With a project pipeline that includes billions of dollars of U.S. export opportunities, Power Africa is serving as a platform to sustain the growth of the American energy sector through demand for technology and services from the world’s most promising emerging markets.
Power Africa is working with African governments, multilateral development institutions, and some of the world’s largest investment firms to make sure Africa’s infrastructure can sustain the economic growth being driven by its citizens. And the American business community is stepping up as well: a business located in Waukesha, Wisconsin is exporting across the continent, and a small company in Illinois is connecting Ghana with an American-made supply chain. As the U.S. energy sector continues to innovate and grow, it’s a good bet that Africa will welcome more and more American companies creating thousands of new jobs in the U.S.
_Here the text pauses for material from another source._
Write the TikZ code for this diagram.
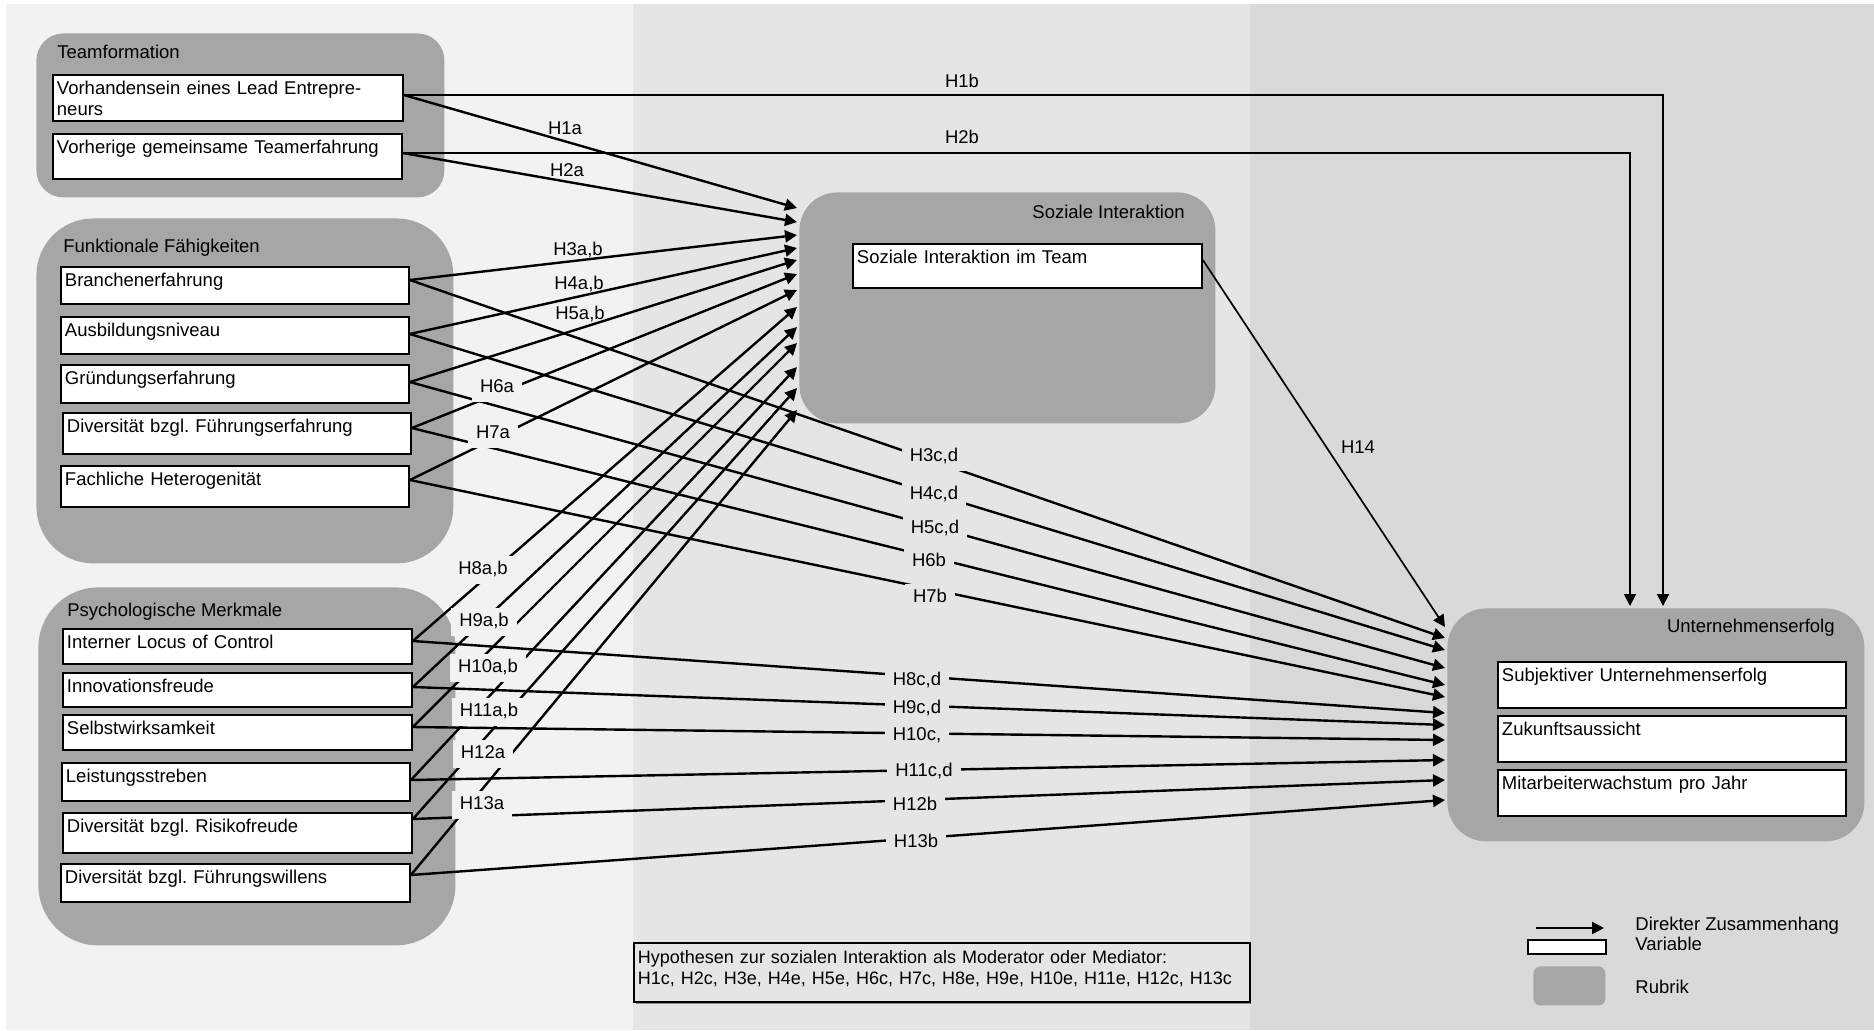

Power Africa is a U.S. Government-led initiative launched in 2013 to unlock the substantial natural gas, wind, solar, hydropower, biomass, and geothermal resources on the continent through partnerships. To date, Power Africa has leveraged over $50 billion in commitments from the public and private sectors, including more than $40 billion in commitments from the private sector. 7,200 MW that have reached financial close and have helped provide over 10 million connections, which means tens of millions of people have access to electricity that did not prior to Power Africa’s launch in 2013 while supporting U.S. jobs and U.S. businesses.